Vouchers Hurt: Inequity, Discrimination & Segregation
Despite enduring unpopularity with Arizona voters and poor outcomes for students, Arizona lawmakers remain myopically focused on expanding private school vouchers at all costs. Pushed by out-of-state special interests, these lawmakers ignore the reality that vouchers hurt Arizona students and communities. This is the second in a 4-part blog series.
As reported in our first installment of this series, research clearly demonstrates that private school vouchers do not improve student achievement or academic outcomes. However, year after year lawmakers point to private school vouchers as a solution for children of color, Native students, rural students, children in poverty, and more.
Ensuring a fully-funded school in every neighborhood is by far the most equitable practice because local public schools accept all students and provide meals, services, programs, and connections for all families. Rather than adequately funding these students via public schools in their communities, Arizona majority lawmakers exploit traditionally underserved communities to further special interests.
The Racist Roots of Vouchers
The modern debate around private school vouchers often ignores their racist origins. While voucher pushers like to gloss over this history and the impact of vouchers on black and brown communities, ignoring the racist roots of vouchers hides the fact that the current system perpetuates the racist ideals on which vouchers were founded. The history of private school vouchers is rooted in white supremacy, white flight, and racism.
White Flight Leads to Increased Segregation
Private school vouchers exacerbate segregation. This is not a design flaw, it’s baked into the design. Vouchers were started by opponents of desegregation, and became a tool for white flight across the South in the 1960s.
In Arizona, “choice” schools have been shown to cherry-pick their students. Low-income students, special needs students and children of color are statistically less likely to be chosen, leading to a system of haves and have-nots.
Arizona “choice” schools serve significantly fewer students of color than public schools; students of color comprise over half of AZ students, but only one-third of charter and private school students. Furthermore, 75 percent of Arizona families choosing ESA vouchers are exiting “A” and “B” rated districts in more affluent suburban neighborhoods.
Vouchers Undermine Civil Rights
Most civil rights protections that cover students while they attend public schools do not follow them to private schools. When families use a voucher, they give away the rights afforded to them in public schools. For instance, students who leave their public school on a voucher forfeit their IDEA (Individuals with Disabilities Education Act) rights. Moreover, students who attend private schools using vouchers are stripped of the First Amendment, due process, and other constitutional and statutory rights guaranteed to them in public schools. Private schools that accept taxpayer-funded vouchers are legally allowed to, and frequently do, deny admission to LGBTQ students and students with LGBTQ parents. In addition, many private schools receiving voucher funds utilize a curriculum that is anti-LGBTQ, racist, and sexist.

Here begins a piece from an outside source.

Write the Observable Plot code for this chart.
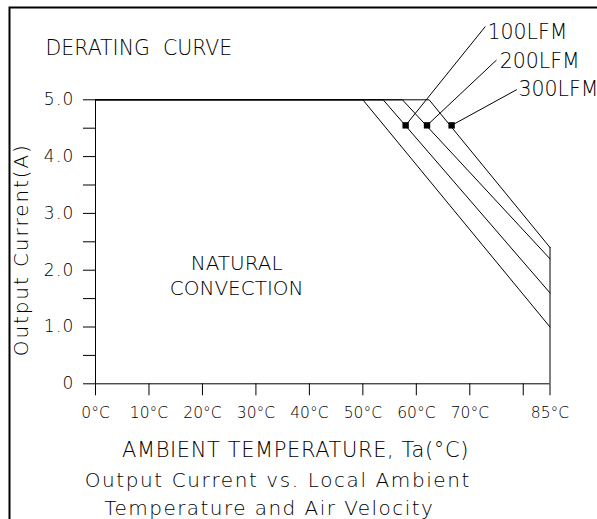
<!DOCTYPE html>
<html><head><meta charset="utf-8">
<script src="https://cdn.jsdelivr.net/npm/d3@7"></script>
<script src="https://cdn.jsdelivr.net/npm/@observablehq/plot@0.6"></script>
<style>
body{margin:0;background:#fff}
#chart{width:597px;height:519px;overflow:hidden;position:relative}
</style>
</head><body><div id="chart"></div>
<script>
// ---- data ----
const curveNames = ["NATURAL CONVECTION", "100LFM", "200LFM", "300LFM"];
const kneeTemps = [50, 53.8, 57.4, 62.4];      // °C where derating starts
const maxCurrent = 5.0;                          // A
const endTemp = 85;                              // °C
const endCurrents = [1.0, 1.6, 2.2, 2.4];        // A at 85°C

const labelNames = ["100LFM", "200LFM", "300LFM"];
const markerTemps = [58.0, 62.0, 66.6];
const markerCurrents = [4.55, 4.55, 4.55];
const leaderTemps = [72.9, 75.0, 78.8];
const leaderCurrents = [6.29, 5.70, 5.18];
const labelTemps = [73.3, 75.6, 79.1];
const labelCurrents = [6.19, 5.68, 5.19];

const xTicks = [0, 10, 20, 30, 40, 50, 60, 70, 80, 85];
const xTickLabels = ["0°C", "10°C", "20°C", "30°C", "40°C", "50°C", "60°C", "70°C", "", "85°C"];
const yTicks = [0, 0.5, 1, 1.5, 2, 2.5, 3, 3.5, 4, 4.5, 5];
const yTickLabels = ["0", "", "1.0", "", "2.0", "", "3.0", "", "4.0", "", "5.0"];

const titleText = "DERATING  CURVE";
const regionText = ["NATURAL", "CONVECTION"];
const xLabel = "AMBIENT TEMPERATURE, Ta(°C)";
const yLabel = "Output Current(A)";
const captionLines = ["Output Current vs. Local Ambient", "Temperature and Air Velocity"];

// ---- build tables ----
const curvePts = [];
curveNames.forEach((n, i) => {
  curvePts.push({s: n, t: 0, a: maxCurrent});
  curvePts.push({s: n, t: kneeTemps[i], a: maxCurrent});
  curvePts.push({s: n, t: endTemp, a: endCurrents[i]});
});
const markers = labelNames.map((n, i) => ({
  n, t: markerTemps[i], a: markerCurrents[i],
  lt: leaderTemps[i], la: leaderCurrents[i],
  tt: labelTemps[i], ta: labelCurrents[i]
}));

const FONT = "DejaVu Sans";
const W = 200;

const plot = Plot.plot({
  width: 597, height: 519,
  marginLeft: 95, marginRight: 47.5, marginTop: 99.3, marginBottom: 135.7,
  x: {domain: [0, 85]},
  y: {domain: [0, 5]},
  style: {fontFamily: FONT, background: "#fff", color: "#000"},
  marks: [
    Plot.frame({insetLeft: -86, insetTop: -92.3, insetRight: -80, insetBottom: -200, stroke: "#000", strokeWidth: 2}),
    Plot.axisX({ticks: xTicks, tickSize: 12, tickPadding: 11, tickFormat: d => xTickLabels[xTicks.indexOf(d)], fontSize: 15.5, fontWeight: W, fill: "#000", label: null}),
    Plot.axisY({ticks: yTicks, tickSize: 12, tickPadding: 9, tickFormat: d => yTickLabels[yTicks.indexOf(d)], fontSize: 17, fontWeight: W, fill: "#000", label: null}),
    Plot.ruleX([0], {y1: 0, y2: maxCurrent, stroke: "#000"}),
    Plot.ruleY([0], {stroke: "#000"}),
    Plot.ruleX([endTemp], {y1: 0, y2: d3.max(endCurrents), stroke: "#000"}),
    Plot.line(curvePts, {x: "t", y: "a", z: "s", stroke: "#000", strokeWidth: 1}),
    Plot.link(markers, {x1: "t", y1: "a", x2: "lt", y2: "la", stroke: "#000", strokeWidth: 1}),
    Plot.dot(markers, {x: "t", y: "a", symbol: "square", r: 3.6, fill: "#000", stroke: null}),
    Plot.text(markers, {x: "tt", y: "ta", text: "n", textAnchor: "start", fontSize: 20.5, fontWeight: W, fill: "#000"}),
    Plot.text([titleText], {x: -9.35, y: 5.9, textAnchor: "start", fontSize: 20.5, fontWeight: W, fill: "#000"}),
    Plot.text(regionText, {x: 26.4, y: [2.12, 1.68], fontSize: 20, fontWeight: W, fill: "#000"}),
    Plot.text([xLabel], {x: 37.4, y: -1.17, fontSize: 21, fontWeight: W, fill: "#000"}),
    Plot.text(captionLines, {x: [34.1, 32.5], y: [-1.71, -2.19], fontSize: 20, fontWeight: W, fill: "#000"}),
    Plot.text([yLabel], {x: -13.8, y: 2.36, rotate: -90, fontSize: 20, fontWeight: W, fill: "#000"})
  ]
});

// wide, CAD-like lettering
const spacing = new Map([
  [captionLines[0], 1.6], [captionLines[1], 1.45],
  [xLabel, 0.6], [yLabel, 1.9]
]);
d3.select(plot).selectAll("text").each(function() {
  const t = this.textContent;
  if (spacing.has(t)) this.setAttribute("letter-spacing", spacing.get(t));
  else if (yTickLabels.includes(t) && t !== "") this.setAttribute("letter-spacing", 1.2);
});
document.getElementById("chart").appendChild(plot);
</script></body></html>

National data show that private schools tend to be more segregated than public schools with similar populations. Private schools also enroll higher populations of white students compared to public schools. Nationwide, 69% of private school students are white, 9% are Black, and 10% are Latino. In fact, as of 2012, 43% of private school students across the country attended mostly segregated schools, meaning schools where white students comprise 90% or more of the school’s enrollment.
According to a report published by the Civil Rights Project at UCLA, “Many state policy-makers are pushing for additional growth of voucher policies, it is useful to consider how the shifting schooling landscape impacts such civil rights protections. The basic tendency in the development of voucher law and policy is to initially justify the subsidies in terms of the severe educational needs of students of color and students in poverty attending inferior public schools. As the policies develop, they increasingly move toward general subsidies for private schooling, including support for higher income groups and students who have never attended public schools. Many of the state restrictions on funding nonpublic or religious institutions have been interpreted away by state courts. These trends call into question the ability of voucher programs to serve the vulnerable student populations for whom they were ostensibly created.”[/caption]
How to Create an Equitable School System
Arizona policymakers must focus on strengthening our public school system by creating equitable funding structures so that all Arizona kids have access to a high quality education in their community.
Voucher schools are sapping funding from public schools and often exclude the neediest students. Arizona has the most inequitable school funding in the country, providing $7,613 less per child in “nonwhite” districts than white districts (EdBuild “23 Billion” Report, 2019).